Goal =>
Using the listing below, give again exactly the lines from the line with "What React, TypeScript" to the line with "const b2Err = [0, 0, 0.52, 0.145];", inclusive, without the pictures.

Records supplied =>
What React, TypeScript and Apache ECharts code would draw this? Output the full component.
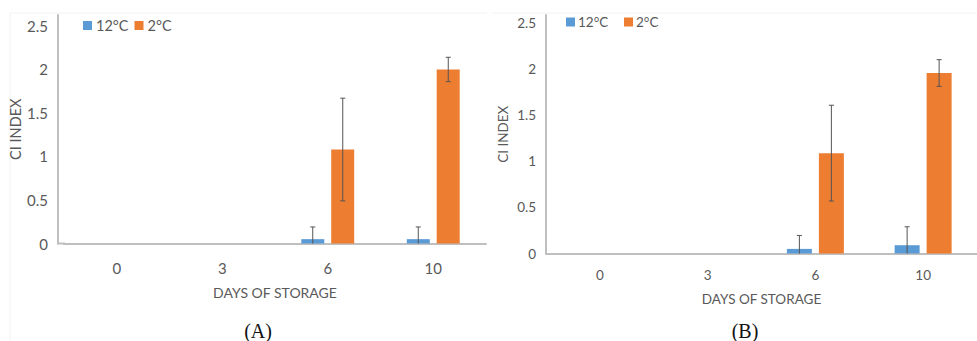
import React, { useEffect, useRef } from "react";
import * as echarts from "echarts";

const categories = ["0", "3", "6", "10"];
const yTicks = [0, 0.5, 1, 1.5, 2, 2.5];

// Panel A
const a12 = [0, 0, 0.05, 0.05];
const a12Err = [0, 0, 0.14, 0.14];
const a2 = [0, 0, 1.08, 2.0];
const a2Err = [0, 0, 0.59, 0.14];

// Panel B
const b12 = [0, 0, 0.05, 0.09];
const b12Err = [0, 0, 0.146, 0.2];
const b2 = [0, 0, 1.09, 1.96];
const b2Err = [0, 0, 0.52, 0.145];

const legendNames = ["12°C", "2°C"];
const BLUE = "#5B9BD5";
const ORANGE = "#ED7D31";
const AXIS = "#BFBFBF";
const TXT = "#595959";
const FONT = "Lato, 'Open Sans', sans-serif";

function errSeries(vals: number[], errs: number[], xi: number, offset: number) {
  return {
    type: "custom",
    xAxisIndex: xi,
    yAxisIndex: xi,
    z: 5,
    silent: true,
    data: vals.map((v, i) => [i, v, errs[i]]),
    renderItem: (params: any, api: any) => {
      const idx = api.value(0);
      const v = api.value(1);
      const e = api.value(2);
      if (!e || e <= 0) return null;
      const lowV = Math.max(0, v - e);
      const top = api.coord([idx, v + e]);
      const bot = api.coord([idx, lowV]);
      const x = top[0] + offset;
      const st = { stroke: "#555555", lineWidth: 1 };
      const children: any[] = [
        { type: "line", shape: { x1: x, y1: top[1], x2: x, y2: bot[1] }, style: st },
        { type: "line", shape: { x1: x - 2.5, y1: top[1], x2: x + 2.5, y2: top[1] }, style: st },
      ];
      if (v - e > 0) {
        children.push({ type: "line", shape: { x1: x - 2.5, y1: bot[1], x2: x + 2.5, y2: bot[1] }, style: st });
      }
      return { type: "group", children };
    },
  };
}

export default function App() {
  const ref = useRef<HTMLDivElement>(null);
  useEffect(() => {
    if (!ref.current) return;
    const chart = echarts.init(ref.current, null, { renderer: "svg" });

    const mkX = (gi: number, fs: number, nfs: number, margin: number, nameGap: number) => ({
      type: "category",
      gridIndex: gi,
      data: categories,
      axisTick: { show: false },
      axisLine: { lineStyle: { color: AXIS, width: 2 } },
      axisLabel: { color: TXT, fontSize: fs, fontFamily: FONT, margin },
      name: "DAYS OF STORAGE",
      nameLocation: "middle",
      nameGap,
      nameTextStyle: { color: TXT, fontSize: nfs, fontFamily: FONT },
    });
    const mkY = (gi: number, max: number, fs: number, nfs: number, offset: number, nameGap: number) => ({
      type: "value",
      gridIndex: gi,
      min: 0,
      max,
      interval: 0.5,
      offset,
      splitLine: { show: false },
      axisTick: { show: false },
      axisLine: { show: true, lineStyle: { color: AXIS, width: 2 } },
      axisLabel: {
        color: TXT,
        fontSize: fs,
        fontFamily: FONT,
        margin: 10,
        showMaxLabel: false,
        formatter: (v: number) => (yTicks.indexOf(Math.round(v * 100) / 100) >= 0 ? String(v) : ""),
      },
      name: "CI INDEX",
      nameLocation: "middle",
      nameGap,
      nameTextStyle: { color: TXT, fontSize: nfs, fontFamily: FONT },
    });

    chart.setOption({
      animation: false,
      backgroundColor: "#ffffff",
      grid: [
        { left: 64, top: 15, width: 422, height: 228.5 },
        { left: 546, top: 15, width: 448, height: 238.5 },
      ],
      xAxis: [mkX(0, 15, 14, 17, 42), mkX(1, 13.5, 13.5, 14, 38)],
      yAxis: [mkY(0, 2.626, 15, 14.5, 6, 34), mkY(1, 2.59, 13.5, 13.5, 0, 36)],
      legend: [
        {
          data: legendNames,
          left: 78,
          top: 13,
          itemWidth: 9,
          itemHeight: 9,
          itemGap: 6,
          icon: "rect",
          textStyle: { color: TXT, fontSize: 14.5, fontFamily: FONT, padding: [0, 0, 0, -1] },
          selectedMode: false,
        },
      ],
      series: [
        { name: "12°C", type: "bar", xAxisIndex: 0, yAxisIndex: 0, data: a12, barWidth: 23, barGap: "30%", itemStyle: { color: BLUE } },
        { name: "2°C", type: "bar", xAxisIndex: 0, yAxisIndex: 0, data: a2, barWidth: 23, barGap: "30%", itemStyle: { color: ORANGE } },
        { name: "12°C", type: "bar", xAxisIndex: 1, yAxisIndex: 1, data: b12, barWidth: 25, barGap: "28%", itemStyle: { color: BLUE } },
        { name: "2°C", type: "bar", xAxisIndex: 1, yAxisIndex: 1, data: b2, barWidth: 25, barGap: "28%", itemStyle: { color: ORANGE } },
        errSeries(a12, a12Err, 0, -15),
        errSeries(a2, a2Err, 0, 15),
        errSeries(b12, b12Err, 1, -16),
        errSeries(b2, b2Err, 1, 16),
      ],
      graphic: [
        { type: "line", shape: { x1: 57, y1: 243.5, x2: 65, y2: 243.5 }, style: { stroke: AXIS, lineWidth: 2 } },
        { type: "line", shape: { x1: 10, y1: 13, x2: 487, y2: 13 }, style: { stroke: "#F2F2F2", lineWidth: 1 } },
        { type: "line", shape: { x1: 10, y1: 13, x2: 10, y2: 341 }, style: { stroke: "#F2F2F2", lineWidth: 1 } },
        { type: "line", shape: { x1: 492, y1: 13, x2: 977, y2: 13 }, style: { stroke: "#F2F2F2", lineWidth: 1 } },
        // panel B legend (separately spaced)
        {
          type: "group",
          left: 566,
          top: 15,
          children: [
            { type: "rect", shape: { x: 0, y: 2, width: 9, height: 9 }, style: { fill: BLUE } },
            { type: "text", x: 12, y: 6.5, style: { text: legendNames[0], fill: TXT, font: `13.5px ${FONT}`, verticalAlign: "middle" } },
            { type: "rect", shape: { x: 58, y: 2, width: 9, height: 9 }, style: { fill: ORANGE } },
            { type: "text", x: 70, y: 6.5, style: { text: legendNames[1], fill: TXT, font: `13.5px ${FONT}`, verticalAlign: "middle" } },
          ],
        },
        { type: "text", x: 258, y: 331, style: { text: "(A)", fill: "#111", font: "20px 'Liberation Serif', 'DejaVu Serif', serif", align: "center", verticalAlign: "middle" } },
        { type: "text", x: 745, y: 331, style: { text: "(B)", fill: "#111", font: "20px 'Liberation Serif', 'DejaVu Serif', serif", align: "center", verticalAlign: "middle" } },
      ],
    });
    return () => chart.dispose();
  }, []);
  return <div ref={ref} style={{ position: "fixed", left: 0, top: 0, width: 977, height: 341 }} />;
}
...
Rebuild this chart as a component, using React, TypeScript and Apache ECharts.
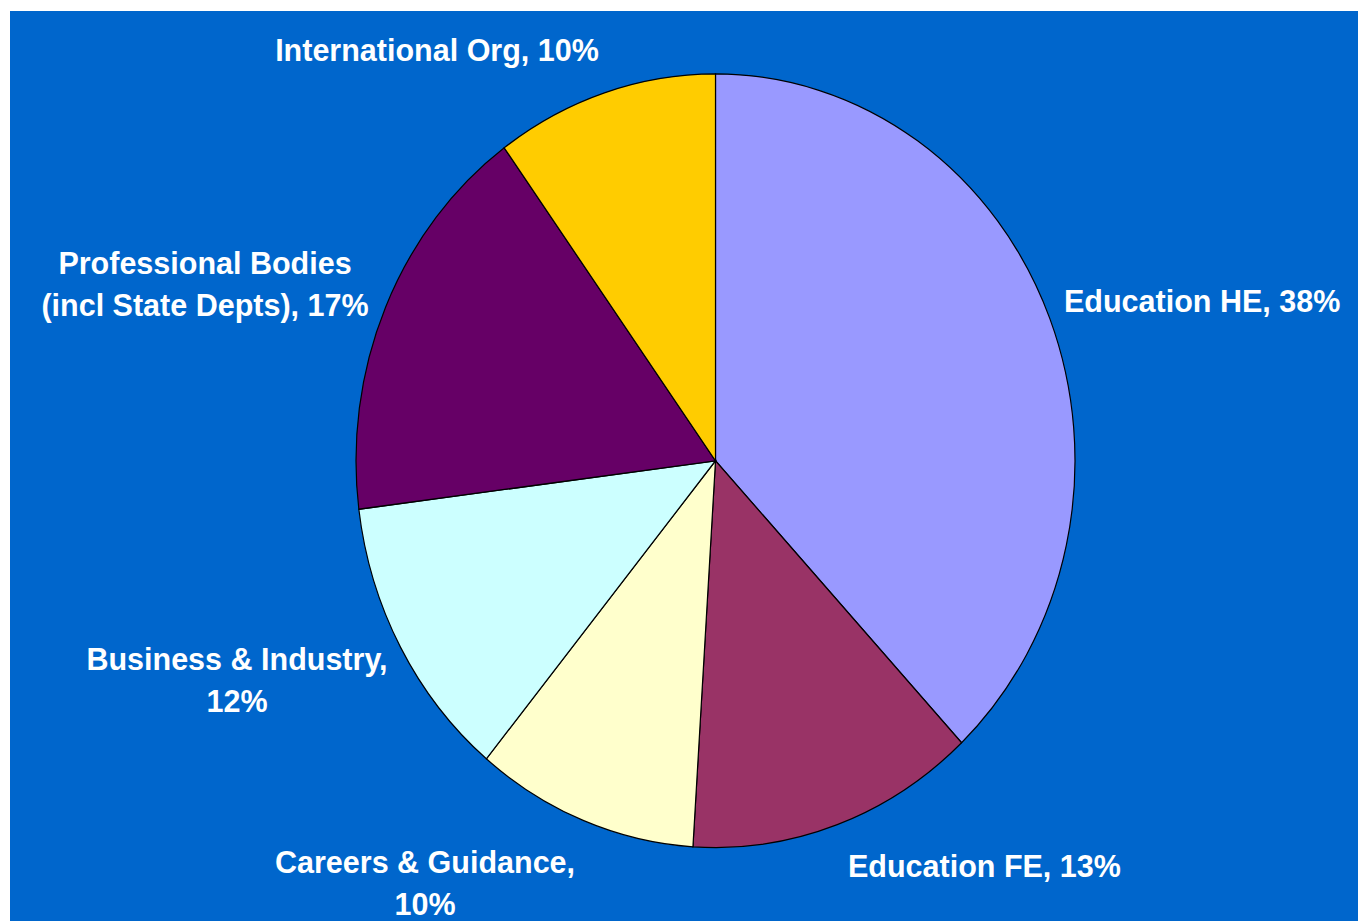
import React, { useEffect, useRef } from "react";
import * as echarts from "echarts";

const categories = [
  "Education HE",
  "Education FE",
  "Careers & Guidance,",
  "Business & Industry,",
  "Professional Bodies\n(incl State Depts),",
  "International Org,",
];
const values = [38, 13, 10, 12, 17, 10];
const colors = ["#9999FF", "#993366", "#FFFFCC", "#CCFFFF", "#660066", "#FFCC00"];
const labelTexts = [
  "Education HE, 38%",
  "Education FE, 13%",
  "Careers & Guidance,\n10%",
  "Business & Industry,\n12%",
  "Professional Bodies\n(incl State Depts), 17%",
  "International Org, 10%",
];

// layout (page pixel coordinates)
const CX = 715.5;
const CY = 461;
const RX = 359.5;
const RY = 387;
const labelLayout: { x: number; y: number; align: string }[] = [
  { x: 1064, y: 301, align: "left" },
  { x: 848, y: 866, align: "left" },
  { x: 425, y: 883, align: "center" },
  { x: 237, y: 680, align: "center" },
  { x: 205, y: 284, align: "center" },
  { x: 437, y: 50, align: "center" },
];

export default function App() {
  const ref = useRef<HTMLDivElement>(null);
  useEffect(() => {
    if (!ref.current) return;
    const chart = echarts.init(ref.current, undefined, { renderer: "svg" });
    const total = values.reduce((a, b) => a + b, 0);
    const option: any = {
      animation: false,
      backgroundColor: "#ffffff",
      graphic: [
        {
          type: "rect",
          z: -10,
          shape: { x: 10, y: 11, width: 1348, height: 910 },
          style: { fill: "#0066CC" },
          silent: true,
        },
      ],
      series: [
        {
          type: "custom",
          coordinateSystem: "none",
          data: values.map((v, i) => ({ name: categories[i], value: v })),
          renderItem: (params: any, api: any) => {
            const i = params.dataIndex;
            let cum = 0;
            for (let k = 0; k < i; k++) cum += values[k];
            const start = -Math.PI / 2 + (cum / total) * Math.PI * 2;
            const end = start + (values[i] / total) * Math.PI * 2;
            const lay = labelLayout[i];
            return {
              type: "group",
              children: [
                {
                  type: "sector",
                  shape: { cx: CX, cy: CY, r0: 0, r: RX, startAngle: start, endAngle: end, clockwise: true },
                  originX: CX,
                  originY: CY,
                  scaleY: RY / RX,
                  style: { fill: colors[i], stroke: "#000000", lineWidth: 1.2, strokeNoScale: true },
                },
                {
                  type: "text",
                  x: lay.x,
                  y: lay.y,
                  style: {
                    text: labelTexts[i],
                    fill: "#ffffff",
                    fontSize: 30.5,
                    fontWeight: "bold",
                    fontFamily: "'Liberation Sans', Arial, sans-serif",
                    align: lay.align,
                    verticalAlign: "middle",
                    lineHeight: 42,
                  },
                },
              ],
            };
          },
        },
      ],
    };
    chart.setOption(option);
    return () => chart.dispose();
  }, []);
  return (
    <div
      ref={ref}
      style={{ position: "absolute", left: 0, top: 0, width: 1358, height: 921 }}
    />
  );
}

Response to this task =>
What React, TypeScript and Apache ECharts code would draw this? Output the full component.
import React, { useEffect, useRef } from "react";
import * as echarts from "echarts";

const categories = ["0", "3", "6", "10"];
const yTicks = [0, 0.5, 1, 1.5, 2, 2.5];

// Panel A
const a12 = [0, 0, 0.05, 0.05];
const a12Err = [0, 0, 0.14, 0.14];
const a2 = [0, 0, 1.08, 2.0];
const a2Err = [0, 0, 0.59, 0.14];

// Panel B
const b12 = [0, 0, 0.05, 0.09];
const b12Err = [0, 0, 0.146, 0.2];
const b2 = [0, 0, 1.09, 1.96];
const b2Err = [0, 0, 0.52, 0.145];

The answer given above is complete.